Twitter inondé de messages
Sur Twitter, les messages se succédaient pour citer des pensées de Mandela, partager l'émotion et l'admiration que la vie de militantisme de ce géant politique du XXe siècle suscite largement. "Un vrai leader, si ce sont ses derniers jours, j'espère qu'ils sont pleins de l'amour des gens qu'il a le plus aimés", écrit @ABwickfree. Sur un autre compte, Mandela était comparé au héros biblique David, célèbre pour son combat victorieux contre le géant Goliath.
Devant l'hôpital, où son épouse depuis quinze ans Graça Machel reste nuit et jour au chevet de Mandela, le contingent de médias se faisait toujours plus nombreux, tenu à distance par des policiers en faction. Des véhicules officiels, avec des plaques militaires, ont été vus mardi matin passer les grilles d'accès tandis qu'un pan de mur de la clinique a littéralement disparu, tapissé de haut en bas par des fleurs rouges et rose, des ballons, des cartes de voeux, incitant les passants à s'arrêter pour lire les petits mots laissés par la multitude des anonymes.
27 ans de prison
C'est au sortir d'une visite dimanche que le chef de l'État Jacob Zuma a annoncé pour la première fois que le héros national était "dans un état critique à l'hôpital". Il a été admis en urgence le 8 juin. Lors d'une rencontre prévue de longue date avec la presse internationale, il a, le lendemain matin, reconnu que c'était "un moment difficile" tout en se montrant, comme d'habitude, avare de détails sur les traitements médicaux reçus par Mandela.
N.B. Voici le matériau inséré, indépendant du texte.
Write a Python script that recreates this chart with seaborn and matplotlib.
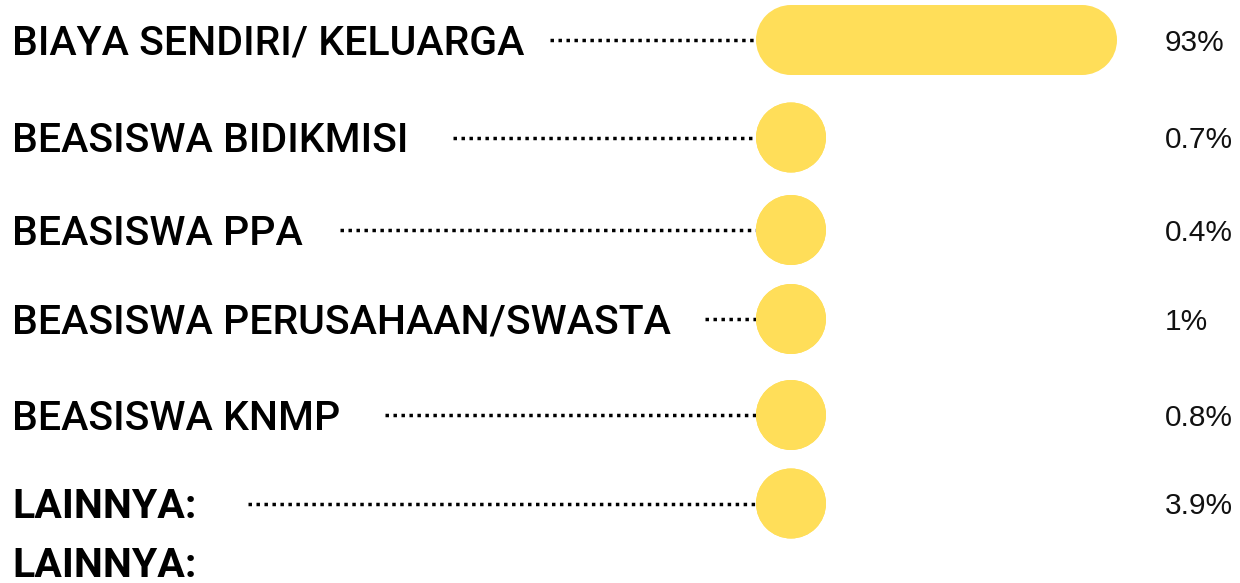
import numpy as np
import pandas as pd
import matplotlib
matplotlib.use("Agg")
import matplotlib.pyplot as plt
import seaborn as sns
from matplotlib.patches import Ellipse

# ---------------- data ----------------
categories = ["BIAYA SENDIRI/ KELUARGA", "BEASISWA BIDIKMISI", "BEASISWA PPA",
              "BEASISWA PERUSAHAAN/SWASTA", "BEASISWA KNMP", "LAINNYA:"]
values = [93, 0.7, 0.4, 1, 0.8, 3.9]
value_labels = ["93%", "0.7%", "0.4%", "1%", "0.8%", "3.9%"]
extra_label = "LAINNYA:"

# ---------------- layout ----------------
W, H = 1240, 583
YELLOW = "#FFDE59"
row_y = [40, 137.5, 230, 319, 415, 503.5]   # pixel centre of each row
extra_y = 562
bar_left = 756                 # pixel x where bars start
px_per_pct = 361 / 93          # bar scale (px per percent)
diam_px = 70                   # bar thickness / circle diameter
dot_start = [550, 453, 340, 705, 385, 248]

sns.set_style("white")
fig = plt.figure(figsize=(W / 100, H / 100), dpi=100)
fig.patch.set_facecolor("white")

# overlay axes in pixel-like coordinates for labels and leader lines
ax = fig.add_axes([0, 0, 1, 1])
ax.set_xlim(0, W)
ax.set_ylim(H, 0)
ax.axis("off")

# bar axes: x in percent, y in row position
bax = fig.add_axes([bar_left / W, 0, (W - bar_left) / W, 1])
min_len = diam_px / px_per_pct
df = pd.DataFrame({"cat": categories, "value": values, "pos": row_y,
                   "shown": np.maximum(np.array(values, float), min_len)})
min_gap = np.min(np.diff(sorted(row_y)))
sns.barplot(data=df, x="shown", y="pos", orient="h", native_scale=True,
            color=YELLOW, saturation=1, width=diam_px / min_gap, ax=bax)
bax.set_xlim(0, (W - bar_left) / px_per_pct)
bax.set_ylim(H, 0)
bax.axis("off")
bax.patch.set_alpha(0)

r = min_len / 2
for p in list(bax.patches):
    x, y, w, h = p.get_x(), p.get_y(), p.get_width(), p.get_height()
    yc = y + h / 2
    p.set_x(x + r)
    p.set_width(max(w - 2 * r, 0))
    p.set_linewidth(0)
    p.set_facecolor(YELLOW)
    for cx in (x + r, x + w - r):
        bax.add_patch(Ellipse((cx, yc), 2 * r, h, facecolor=YELLOW,
                              edgecolor="none", lw=0))

label_font = "Roboto"
lab_size = 29.5
cap_px = lab_size * 100 / 72 * 0.711
pct_size = 21.5
pct_cap = pct_size * 100 / 72 * 0.716

for i, (cat, lab) in enumerate(zip(categories, value_labels)):
    yc = row_y[i]
    bold = cat.startswith("LAINNYA")
    ax.text(12, yc + cap_px / 2, cat, fontsize=lab_size, family=label_font,
            fontweight="bold" if bold else "medium", va="baseline", ha="left",
            color="black")
    ax.plot([dot_start[i], bar_left + 10], [yc, yc], color="black", lw=2.5,
            linestyle=(0, (1, 1.3)), dash_capstyle="butt", zorder=1)
    ax.text(1165, yc + pct_cap / 2, lab, fontsize=pct_size,
            family="Liberation Sans", va="baseline", ha="left", color="#111111")

ax.text(12, extra_y + cap_px / 2, extra_label, fontsize=lab_size, family=label_font,
        fontweight="bold", va="baseline", ha="left", color="black")

fig.savefig("out.png", dpi=100, facecolor="white")
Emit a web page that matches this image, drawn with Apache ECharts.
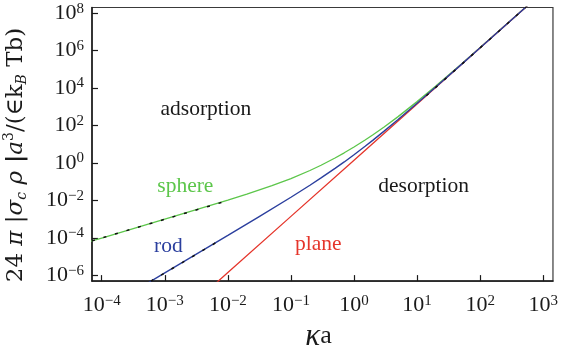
<!DOCTYPE html>
<html>
<head>
<meta charset="utf-8">
<script src="https://cdn.jsdelivr.net/npm/echarts@6/dist/echarts.min.js"></script>
<style>
html, body { margin: 0; padding: 0; background: #fff; }
#chart { width: 561px; height: 357px; }
</style>
</head>
<body>
<div id="chart"></div>
<script>
// Critical charge density versus κa for three geometries (log–log).
const sphereKa = [5e-5, 1e-4, 1e-3, 1e-2, 0.02, 0.05, 0.1, 0.2, 0.3, 0.5, 0.7, 1, 1.5, 2, 3, 5, 10, 20, 50, 100, 1000];
const sphereY  = [4.9e-5, 9.8e-5, 9.85e-4, 1.03e-2, 2.15e-2, 6.09e-2, 0.146, 0.395, 0.755, 1.84, 3.47, 7.08, 16.8, 32.0, 83.0, 297, 1880, 1.31e4, 1.87e5, 1.45e6, 1.405e9];

const rodKa = [5e-4, 1e-3, 1e-2, 0.03, 0.1, 0.2, 0.3, 0.5, 0.7, 1, 1.5, 2, 3, 5, 10, 20, 50, 100, 1000];
const rodY  = [3.33e-7, 1.33e-6, 1.34e-4, 1.24e-3, 1.47e-2, 6.44e-2, 0.158, 0.508, 1.13, 2.73, 7.72, 16.5, 49.8, 208, 1530, 1.17e4, 1.78e5, 1.41e6, 1.40e9];

const planeKa = [4e-3, 1e-2, 0.1, 1, 10, 100, 1000];
const planeY  = [8.96e-8, 1.4e-6, 1.4e-3, 1.4, 1400, 1.4e6, 1.4e9];

// limiting forms (dashed)
const sphereLimitKa = [7e-5, 8e-3];
const sphereLimitY  = [6.9e-5, 7.8e-3];
const rodLimitKa = [6e-4, 8e-3];
const rodLimitY  = [4.8e-7, 8.5e-5];
const bulkLimitKa = [14, 1000];
const bulkLimitY  = [3840, 1.4e9];

// decade exponents carrying ticks and labels
const xTickExp = [-4, -3, -2, -1, 0, 1, 2, 3];
const yTickExp = [-6, -4, -2, 0, 2, 4, 6, 8];

const lg = Math.log10;
const toLog = (xs, ys) => xs.map((x, i) => [lg(x), lg(ys[i])]);

const SERIF = '"Liberation Serif", "Times New Roman", serif';
const WIDE_SERIF = '"DejaVu Serif", serif';
const INK = '#1a1a1a';

const decadeLabel = v => {
  const e = Math.round(v);
  const s = e < 0 ? '\u2212' + Math.abs(e) : String(e);
  return '{b|10}{s|' + s + '}';
};
const decadeRich = {
  b: { fontFamily: SERIF, fontSize: 22, color: INK, lineHeight: 24 },
  s: { fontFamily: SERIF, fontSize: 15, color: INK, lineHeight: 15, verticalAlign: 'top' }
};

const chart = echarts.init(document.getElementById('chart'), null, { renderer: 'canvas' });

const lineSeries = (data, color, width, z, dash) => ({
  type: 'line',
  data,
  showSymbol: false,
  silent: true,
  smooth: false,
  z,
  lineStyle: { color, width, type: dash || 'solid' }
});

// rich pieces of the vertical axis title
const yTitleRich = {
  n:   { fontFamily: WIDE_SERIF, fontSize: 23, fill: INK, lineHeight: 27 },
  i:   { fontFamily: WIDE_SERIF, fontStyle: 'italic', fontSize: 23, fill: INK, lineHeight: 27 },
  bar: { fontFamily: WIDE_SERIF, fontWeight: 'bold', fontSize: 23, fill: INK, lineHeight: 27 },
  sub: { fontFamily: WIDE_SERIF, fontStyle: 'italic', fontSize: 14, fill: INK, lineHeight: 15, verticalAlign: 'bottom' },
  sup: { fontFamily: WIDE_SERIF, fontSize: 14, fill: INK, lineHeight: 15, verticalAlign: 'top' }
};

chart.setOption({
  animation: false,
  grid: {
    left: 92, right: 8, top: 7.5, bottom: 65,
    show: true, borderColor: '#3a3a3a', borderWidth: 1.2, backgroundColor: 'transparent'
  },
  xAxis: {
    type: 'value',
    min: -4.154, max: 3.154,
    axisLine: { onZero: false, lineStyle: { color: INK, width: 1.5 } },
    axisTick: { inside: true, length: 6, customValues: xTickExp, lineStyle: { color: INK, width: 1.2 } },
    axisLabel: { customValues: xTickExp, formatter: decadeLabel, rich: decadeRich, margin: 12 },
    splitLine: { show: false },
    name: '{k|κ}{a|a}',
    nameLocation: 'middle',
    nameGap: 39,
    nameTextStyle: {
      padding: [0, 8, 0, 0],
      rich: {
        k: { fontFamily: SERIF, fontStyle: 'italic', fontSize: 31, color: INK },
        a: { fontFamily: SERIF, fontSize: 26, color: INK }
      }
    }
  },
  yAxis: {
    type: 'value',
    min: -6.31, max: 8.3,
    axisLine: { onZero: false, lineStyle: { color: INK, width: 1.5 } },
    axisTick: { inside: true, length: 6, customValues: yTickExp, lineStyle: { color: INK, width: 1.2 } },
    axisLabel: { customValues: yTickExp, formatter: decadeLabel, rich: decadeRich, margin: 8 },
    splitLine: { show: false }
  },
  series: [
    lineSeries(toLog(sphereKa, sphereY), '#5cc64a', 1.3, 2),
    lineSeries(toLog(planeKa, planeY), '#e5352b', 1.3, 3),
    lineSeries(toLog(rodKa, rodY), '#2b3f9e', 1.4, 4),
    lineSeries(toLog(sphereLimitKa, sphereLimitY), '#111', 1.5, 5, [3, 9]),
    lineSeries(toLog(rodLimitKa, rodLimitY), '#111', 1.5, 5, [3, 9]),
    lineSeries(toLog(bulkLimitKa, bulkLimitY), '#111', 1.5, 5, [3, 9])
  ],
  graphic: [
    {
      type: 'text', x: 16, y: 155, rotation: Math.PI / 2,
      style: {
        text: '{n|24 }{i|π}{n| |}{i|σ}{sub|c}{i| ρ}{bar| |}{i|a}{sup|3}{n|/(∈k}{sub|B}{n| Tb)}',
        rich: yTitleRich, align: 'center', verticalAlign: 'middle'
      }
    },
    { type: 'text', x: 160.5, y: 109.5, style: { text: 'adsorption', font: '21.5px ' + SERIF, fill: INK, textVerticalAlign: 'middle' } },
    { type: 'text', x: 378.3, y: 186, style: { text: 'desorption', font: '21.5px ' + SERIF, fill: INK, textVerticalAlign: 'middle' } },
    { type: 'text', x: 157.3, y: 186, style: { text: 'sphere', font: '21.5px ' + SERIF, fill: '#5cc64a', textVerticalAlign: 'middle' } },
    { type: 'text', x: 154, y: 246.7, style: { text: 'rod', font: '21.5px ' + SERIF, fill: '#2b3f9e', textVerticalAlign: 'middle' } },
    { type: 'text', x: 295, y: 244.4, style: { text: 'plane', font: '21.5px ' + SERIF, fill: '#e5352b', textVerticalAlign: 'middle' } }
  ]
});
</script>
</body>
</html>
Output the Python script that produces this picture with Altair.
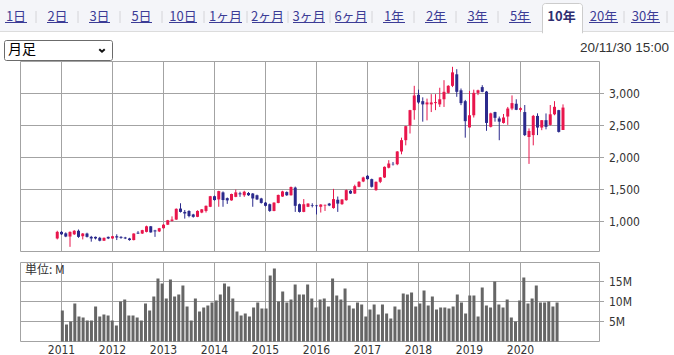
import altair as alt
import pandas as pd

# ---------------- data (monthly candles, Dec 2010 .. Nov 2020) ----------------
first_year, first_month = 2010, 12

opens = [735, 838, 815, 765, 800, 855, 770, 812, 760, 760, 745, 700,
         760, 735, 770, 760, 750, 735, 710, 825, 812, 838, 925, 860,
         845, 895, 950, 1010, 1030, 1202, 1150, 1165, 1110, 1073, 1140, 1165,
         1230, 1395, 1345, 1455, 1365, 1330, 1385, 1440, 1410, 1445, 1437, 1410,
         1360, 1295, 1270, 1165, 1290, 1390, 1460, 1410, 1530, 1270, 1150, 1230,
         1255, 1250, 1230, 1250, 1280, 1210, 1340, 1271, 1333, 1480, 1437, 1542,
         1625, 1714, 1662, 1490, 1620, 1688, 1840, 1900, 1895, 2094, 2271, 2500,
         2740, 2980, 2880, 2830, 2830, 2850, 2830, 2910, 3010, 3120, 3300, 3050,
         2880, 2470, 2660, 3010, 3100, 3030, 2480, 2710, 2610, 2540, 2640, 2765,
         2840, 2745, 2710, 2320, 2350, 2650, 2468, 2583, 2510, 2675, 2740, 2430]
highs = [855, 850, 830, 845, 865, 875, 820, 825, 775, 765, 760, 750,
         765, 775, 800, 770, 760, 745, 815, 850, 870, 935, 930, 870,
         900, 960, 1025, 1080, 1205, 1285, 1180, 1175, 1120, 1175, 1195, 1250,
         1400, 1405, 1480, 1470, 1375, 1435, 1500, 1465, 1480, 1460, 1445, 1420,
         1370, 1305, 1280, 1300, 1420, 1480, 1470, 1545, 1545, 1280, 1350, 1285,
         1285, 1260, 1270, 1265, 1290, 1510, 1390, 1350, 1500, 1490, 1575, 1630,
         1700, 1725, 1670, 1625, 1695, 1860, 1958, 1930, 2100, 2310, 2495, 2745,
         3120, 3060, 2940, 2920, 2990, 2990, 3090, 3208, 3130, 3417, 3380, 3078,
         2900, 3040, 3060, 3060, 3130, 3040, 2700, 2715, 2640, 2680, 2790, 2970,
         2910, 2785, 2820, 2455, 2665, 2690, 2583, 2688, 2820, 2880, 2745, 2830]
lows = [720, 790, 755, 604, 790, 745, 720, 750, 685, 720, 690, 695,
        725, 730, 710, 730, 725, 700, 705, 805, 805, 830, 825, 760,
        835, 890, 945, 1000, 1025, 1140, 1045, 1065, 1060, 1068, 1130, 1140,
        1225, 1325, 1230, 1230, 1275, 1325, 1380, 1385, 1385, 1400, 1230, 1335,
        1280, 1235, 1150, 1160, 1285, 1385, 1400, 1405, 1150, 1140, 1145, 1225,
        1220, 1110, 1140, 1165, 1240, 1200, 1150, 1260, 1325, 1430, 1430, 1535,
        1615, 1655, 1530, 1480, 1600, 1680, 1830, 1875, 1880, 2050, 2190, 2375,
        2590, 2840, 2560, 2580, 2710, 2740, 2790, 2790, 3000, 3100, 2948, 2818,
        2310, 2470, 2625, 2975, 3020, 2417, 2470, 2560, 2270, 2530, 2510, 2740,
        2740, 2715, 2335, 1900, 2190, 2350, 2427, 2440, 2500, 2660, 2390, 2430]
closes = [838, 800, 765, 838, 855, 760, 812, 760, 735, 735, 700, 745,
          735, 770, 750, 745, 735, 710, 812, 812, 865, 925, 830, 845,
          895, 950, 1020, 1030, 1198, 1150, 1125, 1085, 1073, 1165, 1190, 1245,
          1395, 1335, 1475, 1335, 1330, 1430, 1455, 1425, 1465, 1410, 1360, 1345,
          1290, 1245, 1165, 1295, 1415, 1470, 1410, 1540, 1245, 1150, 1270, 1280,
          1245, 1240, 1265, 1260, 1250, 1350, 1280, 1344, 1490, 1437, 1552, 1620,
          1688, 1662, 1542, 1620, 1688, 1854, 1906, 1895, 2094, 2271, 2490, 2740,
          2969, 2860, 2830, 2860, 2860, 2865, 2910, 3026, 3120, 3330, 3026, 2850,
          2568, 2660, 3010, 3050, 3026, 2540, 2690, 2620, 2560, 2625, 2765, 2850,
          2745, 2770, 2350, 2415, 2650, 2468, 2583, 2479, 2675, 2792, 2400, 2780]
volumes_m = [7.75, 4.25, 5, 9.5, 6.25, 6, 5.25, 5.25, 8.75, 6.25,
             6.75, 6.5, 5.25, 4, 10, 10.5, 6.5, 6.5, 6, 5.25,
             9.5, 7.75, 11.25, 15.75, 14.5, 10.75, 15.5, 11.25, 11.75, 14,
             8.75, 5.25, 10.75, 7.5, 8.5, 9, 9.75, 10.25, 11.75, 14.5,
             13.75, 10.75, 7.5, 6.5, 7, 6.25, 8.5, 9.75, 8.25, 8.25,
             16.5, 18.25, 10, 12.5, 9.75, 10.5, 14.25, 11.75, 11.75, 14.25,
             10.75, 8.5, 10.5, 10.75, 8.75, 15.75, 11.5, 10.5, 13.25, 9,
             8.25, 9.75, 9.25, 6.25, 8, 9.25, 6.75, 9.25, 7, 5.75,
             8.75, 8, 12, 11.75, 12.25, 8.75, 9.5, 12.75, 9, 11.25,
             8, 8.5, 8.5, 8.25, 8.75, 11.75, 9.75, 7, 11.5, 11.5,
             6.25, 13.5, 9, 8.5, 15, 9.25, 8.5, 10.5, 6, 5,
             10.25, 16, 9.5, 10.75, 14, 9.75, 9.75, 10, 8.75, 9.75]

years = [2011, 2012, 2013, 2014, 2015, 2016, 2017, 2018, 2019, 2020]
price_ticks = [1000, 1500, 2000, 2500, 3000]
price_labels = ["1,000", "1,500", "2,000", "2,500", "3,000"]
vol_ticks = [5, 10, 15]
vol_labels = ["5M", "10M", "15M"]

tab_labels = ["1日", "2日", "3日", "5日", "10日", "1ヶ月", "2ヶ月", "3ヶ月", "6ヶ月",
              "1年", "2年", "3年", "5年", "10年", "20年", "30年"]
selected_tab = "10年"
period_label = "月足"
date_label = "20/11/30 15:00"
unit_label = "単位: M"

# ---------------- layout (pixels) ----------------
W, H = 674, 355
tab_cx = [16, 57.5, 99.5, 141.5, 183, 225.5, 267.5, 309, 351, 394, 436, 477.5, 520, 561.5, 603.5, 645.5]
tab_w = [22, 21, 21, 21, 28, 33, 31, 32, 32, 22, 22, 21, 22, 0, 29, 29]
sep_x = [36, 78, 120, 162, 204, 247, 288, 330, 372, 414, 456, 498, 624, 667]

RED = "#e8164c"
NAVY = "#2b2a8c"
GRID = "#a3a3a3"
LINK = "#3c3c96"
TXT = "#333333"
NUMFONT = "DejaVu Sans Condensed"
JPFONT = "Noto Sans CJK JP"

n = len(opens)
df = pd.DataFrame({
    "t": [first_year + (first_month - 1 + i) / 12 for i in range(n)],
    "open": opens, "high": highs, "low": lows, "close": closes,
    "vol": volumes_m,
})

xs = alt.Scale(domain=[2011, 2020], range=[61.5, 520.5], nice=False, zero=False)
ps = alt.Scale(domain=[1000, 3000], range=[221.5, 93.5], nice=False, zero=False)
vs = alt.Scale(domain=[0, 15], range=[341.5, 281.5], nice=False)
ident = alt.Scale(domain=[0, W], range=[0, W], nice=False, zero=False)

one = pd.DataFrame({"a": [0]})
tabs = pd.DataFrame({"label": tab_labels, "cx": tab_cx, "w": tab_w})
tabs["x1"] = tabs["cx"] - tabs["w"] / 2
tabs["x2"] = tabs["cx"] + tabs["w"] / 2
tabs_plain = tabs[tabs["label"] != selected_tab]
tabs_sel = tabs[tabs["label"] == selected_tab]
seps = pd.DataFrame({"sx": sep_x})
yr = pd.DataFrame({"year": years, "label": [str(y) for y in years]})
pt = pd.DataFrame({"v": price_ticks, "label": price_labels})
vt = pd.DataFrame({"v": vol_ticks, "label": vol_labels})

layers = []

# tab bar
layers.append(alt.Chart(one).mark_rect(color="#f4f5f9").encode(
    x=alt.value(0), x2=alt.value(W), y=alt.value(0), y2=alt.value(31)))
layers.append(alt.Chart(one).mark_rule(color="#dcdcdc", strokeWidth=1).encode(
    x=alt.value(0), x2=alt.value(W), y=alt.value(31.5)))
layers.append(alt.Chart(one).mark_rect(fill="white", stroke="#cccccc", strokeWidth=1,
                                       cornerRadiusTopLeft=3, cornerRadiusTopRight=3).encode(
    x=alt.value(542.5), x2=alt.value(582.5), y=alt.value(3.5), y2=alt.value(33)))
layers.append(alt.Chart(one).mark_rect(color="white").encode(
    x=alt.value(543), x2=alt.value(582), y=alt.value(30), y2=alt.value(34)))
layers.append(alt.Chart(seps).mark_rule(color="#d4d4d8", strokeWidth=1).encode(
    x=alt.X("sx:Q", scale=ident, axis=None), y=alt.value(11), y2=alt.value(23)))
layers.append(alt.Chart(tabs_plain).mark_text(font=JPFONT, fontSize=13, color=LINK,
                                               align="center", baseline="alphabetic").encode(
    x=alt.X("cx:Q", scale=ident, axis=None), y=alt.value(20.5), text="label:N"))
layers.append(alt.Chart(tabs_plain).mark_rule(color=LINK, strokeWidth=1).encode(
    x=alt.X("x1:Q", scale=ident, axis=None), x2="x2:Q", y=alt.value(22.5)))
layers.append(alt.Chart(tabs_sel).mark_text(font=JPFONT, fontSize=13, fontWeight="bold",
                                             color="#2e2e70", align="center",
                                             baseline="alphabetic").encode(
    x=alt.X("cx:Q", scale=ident, axis=None), y=alt.value(20.5), text="label:N"))

# dropdown + date
layers.append(alt.Chart(one).mark_rect(fill="white", stroke="#6b6b6b", strokeWidth=1,
                                       cornerRadius=2).encode(
    x=alt.value(4.5), x2=alt.value(112.5), y=alt.value(40.5), y2=alt.value(60.5)))
layers.append(alt.Chart(one).mark_text(font=JPFONT, fontSize=14, color="#000000",
                                       align="left", baseline="middle",
                                       text=period_label).encode(
    x=alt.value(8), y=alt.value(50)))
layers.append(alt.Chart(one).mark_point(shape="M-1,-0.45L0,0.45L1,-0.45", filled=False,
                                        color="#111111", strokeWidth=2, size=30,
                                        opacity=1).encode(
    x=alt.value(102), y=alt.value(50.5)))
layers.append(alt.Chart(one).mark_text(font="Liberation Sans", fontSize=13.5, color=TXT,
                                       align="right", baseline="middle",
                                       text=date_label).encode(
    x=alt.value(669), y=alt.value(48)))

# panel frames
layers.append(alt.Chart(one).mark_rect(fill="white", stroke=GRID, strokeWidth=1).encode(
    x=alt.value(20.5), x2=alt.value(599.5), y=alt.value(61.5), y2=alt.value(251.5)))
layers.append(alt.Chart(one).mark_rect(fill="white", stroke=GRID, strokeWidth=1).encode(
    x=alt.value(20.5), x2=alt.value(599.5), y=alt.value(262.5), y2=alt.value(341.5)))

# grid lines
layers.append(alt.Chart(yr).mark_rule(color=GRID, strokeWidth=1).encode(
    x=alt.X("year:Q", scale=xs, axis=None), y=alt.value(61.5), y2=alt.value(251.5)))
layers.append(alt.Chart(yr).mark_rule(color=GRID, strokeWidth=1).encode(
    x=alt.X("year:Q", scale=xs, axis=None), y=alt.value(262.5), y2=alt.value(341.5)))
layers.append(alt.Chart(pt).mark_rule(color=GRID, strokeWidth=1).encode(
    y=alt.Y("v:Q", scale=ps, axis=None), x=alt.value(20.5), x2=alt.value(604)))
layers.append(alt.Chart(vt).mark_rule(color=GRID, strokeWidth=1).encode(
    y=alt.Y("v:Q", scale=vs, axis=None), x=alt.value(20.5), x2=alt.value(604)))

# labels
layers.append(alt.Chart(pt).mark_text(font=NUMFONT, fontSize=12, color=TXT,
                                      align="left", baseline="middle").encode(
    y=alt.Y("v:Q", scale=ps, axis=None), x=alt.value(609), text="label:N"))
layers.append(alt.Chart(vt).mark_text(font=NUMFONT, fontSize=12, color=TXT,
                                      align="left", baseline="middle").encode(
    y=alt.Y("v:Q", scale=vs, axis=None), x=alt.value(609), text="label:N"))
layers.append(alt.Chart(yr).mark_text(font=NUMFONT, fontSize=12, color=TXT,
                                      align="center", baseline="middle").encode(
    x=alt.X("year:Q", scale=xs, axis=None), y=alt.value(349.5), text="label:N"))
layers.append(alt.Chart(one).mark_text(font=JPFONT, fontSize=12, color=TXT,
                                       align="left", baseline="middle",
                                       text=unit_label).encode(
    x=alt.value(25), y=alt.value(270)))

# candles: wicks and bodies
col = alt.condition("datum.close >= datum.open", alt.value(RED), alt.value(NAVY))
layers.append(alt.Chart(df).mark_rule(strokeWidth=1).encode(
    x=alt.X("t:Q", scale=xs, axis=None),
    y=alt.Y("low:Q", scale=ps, axis=None), y2="high:Q", color=col))
layers.append(alt.Chart(df).mark_rule(strokeWidth=3).encode(
    x=alt.X("t:Q", scale=xs, axis=None),
    y=alt.Y("open:Q", scale=ps, axis=None), y2="close:Q", color=col))

# volume
layers.append(alt.Chart(df).mark_bar(size=3, color="#666666").encode(
    x=alt.X("t:Q", scale=xs, axis=None),
    y=alt.Y("vol:Q", scale=vs, axis=None, stack=None)))

chart = alt.layer(*layers).resolve_scale(x="independent", y="independent").properties(
    width=W, height=H, padding=0, background="white",
    autosize=alt.AutoSizeParams(type="none"),
).configure_view(strokeWidth=0)

chart.save("out.html", embed_options={"renderer": "svg", "actions": False})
Malgré les circonstances exceptionnelles, Jacob Zuma s'en tient pour l'heure à son agenda. Il a prévu un déplacement à Maputo, au Mozambique, jeudi et s'apprête à recevoir le président américain Barack Obama, attendu vendredi soir pour une visite d'État de trois jours. Considéré comme le père de la jeune démocratie multiraciale sud-africaine, Mandela incarne la fin des souffrances endurées durant le régime raciste de l'apartheid et de trois siècles de domination blanche dans son pays.
Considéré dans les années 1960 comme un terroriste, Mandela a passé 27 ans en prison, dont 18 au bagne de Robben Island, au large du Cap, où le président Obama a prévu une visite-hommage. Libéré en 1990, Mandela a reçu en 1993 le prix Nobel de la paix - conjointement avec le dernier président du régime de l'apartheid, Frederik de Klerk - pour avoir évité une guerre civile que beaucoup disaient inévitable dans un pays meurtri par les brutalités et l'injustice. Premier président noir de son pays de 1994 à 1999, il a quitté le pouvoir, laissant en héritage de nombreuses promesses de changement que son parti l'ANC peine aujourd'hui à honorer.